Com visões de mundo inconciliáveis, entre ódio e amor a russos, a população divide-se em valores e ideais, como na sombria e guerreira Donetsk, disposta a todos os sacrifícios pela grandeza com Moscou, em oposição à colorida e ensolarada Lviv, hedonista e obcecada de ocidente, de consumismos e modernidades. O dilema se agrava na atual crise, com a tentação de independência açulada com a proposta de adesão à Otan, com apoio aberto dos Estados Unidos e União Europeia. Kiev, capital do país, é síntese desses desencontros medulares, a refletir a Ucrânia dividida e à porta da guerra, grande para ser apenas Estado-tampão, mas ínfima para enfrentar o vizinho poderoso. Quanto à Rússia, os mapas falam: sem a Ucrânia é país, com a Ucrânia é império.
Por ora a gesticulação belicista de Moscou nas fronteiras do vizinho rebelde, com mobilização maciça de tropas, lembra apenas a paz armada do período entreguerras. Quem haverá de dar o primeiro tiro?
Sem o pessimismo de cassandras e a bastar a lucidez dos fatos, a iminente intervenção russa que se gesta pode incluir todos os elementos da tempestade perfeita. Convolve a China, com seu trauma de províncias rebeldes e de Taiwan, a Otan e a Casa Branca, sem poupar a União Europeia e tantos terceiros interessados, como Índia e Japão. Imbróglio peculiar, por certo, a lancetar vários dilemas, desembalando cristais e pondo em linha de colisão todos os cinco membros permanentes do Conselho de Segurança da ONU. Nesse roldão, emerge a fragilidade da União Europeia, gigante em economia, mas limitada em política externa, máxime na defesa de seus interesses, dividida e vulnerável. Um paradoxo. Afinal, o Tratado de Roma teria sido viga mestra para a Europa coesa, por seus valores e bem-estar, a dissuadir a Terceira Guerra Mundial.
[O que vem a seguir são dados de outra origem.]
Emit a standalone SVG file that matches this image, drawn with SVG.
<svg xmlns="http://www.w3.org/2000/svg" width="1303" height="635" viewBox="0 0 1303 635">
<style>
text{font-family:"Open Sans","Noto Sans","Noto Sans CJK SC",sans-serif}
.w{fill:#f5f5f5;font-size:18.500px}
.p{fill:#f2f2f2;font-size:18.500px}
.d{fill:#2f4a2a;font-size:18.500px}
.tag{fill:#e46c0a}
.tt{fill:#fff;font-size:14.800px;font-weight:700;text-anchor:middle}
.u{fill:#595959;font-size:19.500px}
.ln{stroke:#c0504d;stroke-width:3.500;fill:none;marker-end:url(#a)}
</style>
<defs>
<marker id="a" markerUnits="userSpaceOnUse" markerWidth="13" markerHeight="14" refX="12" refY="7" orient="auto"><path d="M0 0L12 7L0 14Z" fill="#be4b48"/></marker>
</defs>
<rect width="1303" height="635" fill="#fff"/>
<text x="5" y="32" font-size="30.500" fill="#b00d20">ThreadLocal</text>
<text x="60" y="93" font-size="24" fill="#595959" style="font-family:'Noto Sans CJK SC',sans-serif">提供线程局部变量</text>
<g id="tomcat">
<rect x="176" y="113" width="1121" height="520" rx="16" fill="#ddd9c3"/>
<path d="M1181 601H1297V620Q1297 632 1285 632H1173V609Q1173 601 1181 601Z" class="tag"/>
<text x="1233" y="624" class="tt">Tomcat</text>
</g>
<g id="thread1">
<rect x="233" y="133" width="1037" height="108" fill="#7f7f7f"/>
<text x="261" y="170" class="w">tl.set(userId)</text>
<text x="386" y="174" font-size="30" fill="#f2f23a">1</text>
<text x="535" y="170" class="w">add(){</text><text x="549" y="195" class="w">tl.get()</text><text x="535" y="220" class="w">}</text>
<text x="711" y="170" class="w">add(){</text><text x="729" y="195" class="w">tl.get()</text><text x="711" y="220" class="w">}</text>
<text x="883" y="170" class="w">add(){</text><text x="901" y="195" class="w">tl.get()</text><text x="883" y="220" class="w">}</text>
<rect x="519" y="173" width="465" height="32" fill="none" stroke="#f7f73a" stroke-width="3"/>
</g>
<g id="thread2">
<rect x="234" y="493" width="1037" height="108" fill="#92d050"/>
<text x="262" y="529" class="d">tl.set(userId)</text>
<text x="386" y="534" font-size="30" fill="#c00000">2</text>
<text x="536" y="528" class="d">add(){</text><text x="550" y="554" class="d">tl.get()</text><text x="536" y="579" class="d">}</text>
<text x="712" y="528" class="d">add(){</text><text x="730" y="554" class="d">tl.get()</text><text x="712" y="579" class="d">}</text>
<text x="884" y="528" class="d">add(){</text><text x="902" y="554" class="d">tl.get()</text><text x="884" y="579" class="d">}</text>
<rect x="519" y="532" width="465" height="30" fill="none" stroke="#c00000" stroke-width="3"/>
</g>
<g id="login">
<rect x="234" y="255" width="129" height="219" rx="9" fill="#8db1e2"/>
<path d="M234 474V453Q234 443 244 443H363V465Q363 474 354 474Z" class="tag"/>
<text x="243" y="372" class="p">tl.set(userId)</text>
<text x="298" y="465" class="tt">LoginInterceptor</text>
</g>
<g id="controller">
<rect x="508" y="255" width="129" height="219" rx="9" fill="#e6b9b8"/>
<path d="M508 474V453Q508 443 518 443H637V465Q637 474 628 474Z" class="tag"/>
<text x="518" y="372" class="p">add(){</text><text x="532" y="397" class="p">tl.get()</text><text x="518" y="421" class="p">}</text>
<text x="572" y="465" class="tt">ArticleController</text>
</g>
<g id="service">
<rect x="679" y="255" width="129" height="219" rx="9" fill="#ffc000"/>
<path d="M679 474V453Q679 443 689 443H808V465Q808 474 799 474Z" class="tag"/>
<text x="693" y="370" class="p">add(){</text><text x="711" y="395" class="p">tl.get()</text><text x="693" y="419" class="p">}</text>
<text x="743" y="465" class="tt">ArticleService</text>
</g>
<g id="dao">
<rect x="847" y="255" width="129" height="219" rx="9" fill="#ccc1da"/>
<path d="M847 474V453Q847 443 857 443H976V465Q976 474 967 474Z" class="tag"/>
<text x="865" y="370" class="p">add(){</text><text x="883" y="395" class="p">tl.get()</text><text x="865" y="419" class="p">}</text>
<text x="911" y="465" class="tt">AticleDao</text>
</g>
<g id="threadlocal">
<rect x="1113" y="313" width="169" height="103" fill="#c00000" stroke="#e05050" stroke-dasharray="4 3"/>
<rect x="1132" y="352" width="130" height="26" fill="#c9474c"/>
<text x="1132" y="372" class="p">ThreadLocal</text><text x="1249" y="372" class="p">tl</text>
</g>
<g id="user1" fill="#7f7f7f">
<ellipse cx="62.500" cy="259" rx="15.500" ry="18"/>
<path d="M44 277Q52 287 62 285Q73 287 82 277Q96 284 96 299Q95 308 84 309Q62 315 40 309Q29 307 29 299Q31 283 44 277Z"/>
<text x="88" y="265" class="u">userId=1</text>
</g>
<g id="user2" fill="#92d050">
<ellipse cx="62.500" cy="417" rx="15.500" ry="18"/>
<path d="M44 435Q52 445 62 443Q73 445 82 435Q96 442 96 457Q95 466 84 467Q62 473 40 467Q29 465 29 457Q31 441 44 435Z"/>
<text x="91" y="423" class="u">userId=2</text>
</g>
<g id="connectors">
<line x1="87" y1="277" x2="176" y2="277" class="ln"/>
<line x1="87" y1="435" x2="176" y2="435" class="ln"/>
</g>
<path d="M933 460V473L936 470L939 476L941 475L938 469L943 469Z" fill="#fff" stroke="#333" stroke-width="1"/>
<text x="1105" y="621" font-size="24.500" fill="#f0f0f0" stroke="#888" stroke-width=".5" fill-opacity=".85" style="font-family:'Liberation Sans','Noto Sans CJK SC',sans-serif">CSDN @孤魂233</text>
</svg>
Já disparado o alarme internacional que clama por contenção e por distensão diplomáticas, a engajar grandes chancelarias do mundo, por ora a gesticulação belicista de Moscou nas fronteiras do vizinho rebelde, com mobilização maciça de tropas, lembra apenas a paz armada do período entreguerras. Quem haverá de dar o primeiro tiro? Também a certeza da imediata imposição de sanções econômicas à Rússia faz com que possa haver algum alento à negociação. Afinal, a Europa é a única grande e possível cliente do tão necessário gás dos Bálcãs, a commodity essencial ao comércio internacional de Moscou.
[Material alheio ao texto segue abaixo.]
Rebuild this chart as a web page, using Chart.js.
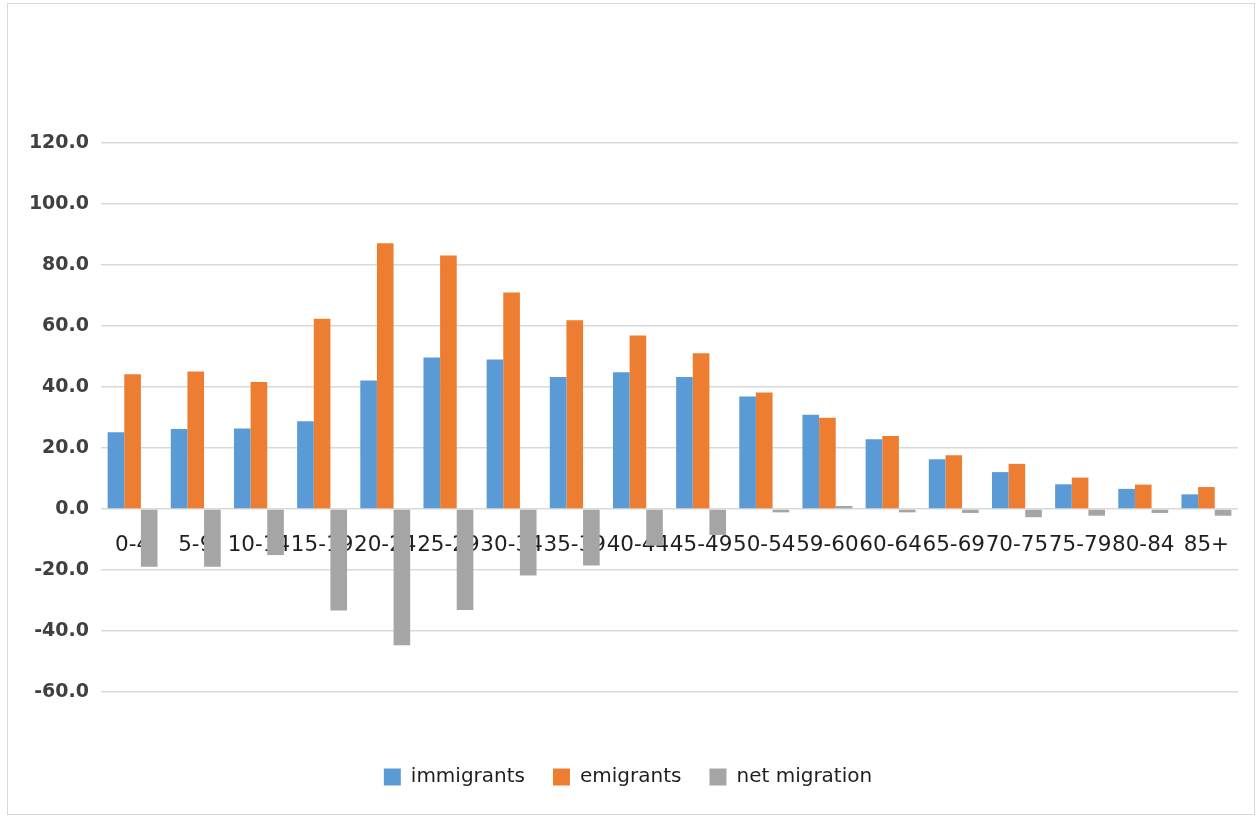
<!DOCTYPE html>
<html>
<head>
<meta charset="utf-8">
<script src="https://cdn.jsdelivr.net/npm/chart.js@4/dist/chart.umd.min.js"></script>
<style>
  html, body { margin: 0; padding: 0; background: #fff; }
  #wrap { position: relative; width: 1257px; height: 816px; }
  #frame { position: absolute; left: 7px; top: 3px; width: 1246px; height: 810px;
           border: 1px solid #d9d9d9; pointer-events: none; }
</style>
</head>
<body>
<div id="wrap">
  <canvas id="myChart" width="1257" height="816"></canvas>
  <div id="frame"></div>
</div>
<script>
// age groups as printed on the axis
const ageGroups = ['0-4', '5-9', '10-14', '15-19', '20-24', '25-29', '30-34', '35-39', '40-44',
                   '45-49', '50-54', '59-60', '60-64', '65-69', '70-75', '75-79', '80-84', '85+'];
const immigrants = [25.2, 26.2, 26.4, 28.8, 42.1, 49.7, 49.0, 43.3, 44.8,
                    43.3, 36.9, 30.9, 22.9, 16.3, 12.1, 8.1, 6.6, 4.8];
const emigrants = [44.2, 45.1, 41.6, 62.4, 87.1, 83.1, 71.0, 61.9, 56.9,
                   51.1, 38.2, 29.9, 23.9, 17.6, 14.8, 10.3, 8.0, 7.2];
const netMigration = [-18.9, -18.9, -15.1, -33.3, -44.7, -33.1, -21.8, -18.5, -12.0,
                      -8.5, -1.1, 1.0, -1.1, -1.3, -2.7, -2.2, -1.3, -2.2];
const yTicks = [-60, -40, -20, 0, 20, 40, 60, 80, 100, 120];

var ctx = document.getElementById('myChart').getContext('2d');
var myChart = new Chart(ctx, {
    type: 'bar',
    data: {
        labels: ageGroups,
        datasets: [{
            label: 'immigrants',
            data: immigrants,
            backgroundColor: '#5b9bd5'
        }, {
            label: 'emigrants',
            data: emigrants,
            backgroundColor: '#ed7d31'
        }, {
            label: 'net migration',
            data: netMigration,
            backgroundColor: '#a5a5a5'
        }]
    },
    options: {
        responsive: false,
        animation: false,
        categoryPercentage: 0.79,
        barPercentage: 1.0,
        layout: {
            padding: { top: 143, right: 19, bottom: 19, left: 18 }
        },
        plugins: {
            tooltip: { enabled: false },
            legend: {
                position: 'bottom',
                title: { display: true, text: '', font: { size: 1, lineHeight: 1 }, padding: { top: 46, bottom: 0 } },
                labels: {
                    boxWidth: 17,
                    boxHeight: 17,
                    padding: 28,
                    color: '#1f1f1f',
                    font: { family: 'DejaVu Sans', size: 20 }
                }
            }
        },
        scales: {
            x: {
                position: { y: 0 },
                grid: { display: false },
                border: { display: false },
                ticks: {
                    autoSkip: false,
                    maxRotation: 0,
                    minRotation: 0,
                    padding: 16,
                    color: '#1f1f1f',
                    font: { family: 'DejaVu Sans', size: 21.5 }
                }
            },
            y: {
                min: yTicks[0],
                max: yTicks[yTicks.length - 1],
                afterFit: function (scale) { scale.width = 83; },
                afterBuildTicks: function (scale) {
                    scale.ticks = yTicks.map(function (v) { return { value: v }; });
                },
                grid: { color: '#d9d9d9', lineWidth: 1.5, drawTicks: false },
                border: { display: false },
                ticks: {
                    padding: 12,
                    color: '#404040',
                    font: { family: 'DejaVu Sans', size: 19, weight: 'bold' },
                    callback: function (v) { return Number(v).toFixed(1); }
                }
            }
        }
    }
});
</script>
</body>
</html>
Há ainda o fator militar a considerar. Na dificuldade de emprego de forças terrestres em terreno distante e inóspito como o das estepes ucranianas – já assim sabidas desde Napoleão –, estrategas têm aconselhado apenas apoio logístico a Kiev, de armas e equipamentos bélicos, além de treinamento militar, sem envio de tropas: a guerra por outros meios, por assim dizer.
Como ultima ratio, resta esperar que ainda haja espaço para políticas de apaziguamento, na certeza de serem as guerras no momento já caótico que o mundo atravessa a mais disruptiva das opções. Também, os riscos de escalada nuclear incontrolável impõem redobrada cautela. Bem a propósito, em havendo o conflito, o confronto nuclear entre superpotências é hipótese não negligenciável, como bem lembra o almirante norte-americano James Stavridis, veterano de conflitos e ex-comandante das forças da Otan: “se belonaves de superpotências engajarem-se em combate nesta parte do mundo, a tentação nuclear será imensa”.
Se decerto a história se repete como farsa, a incontrolável escalada da crise pan-eslava pode agora conferir infeliz e lamentável atualidade ao escritor francês Jean Giroudoux: A guerra de Troia não acontecerá.
Jorge Fontoura, doutor em Direito Internacional, é professor e advogado.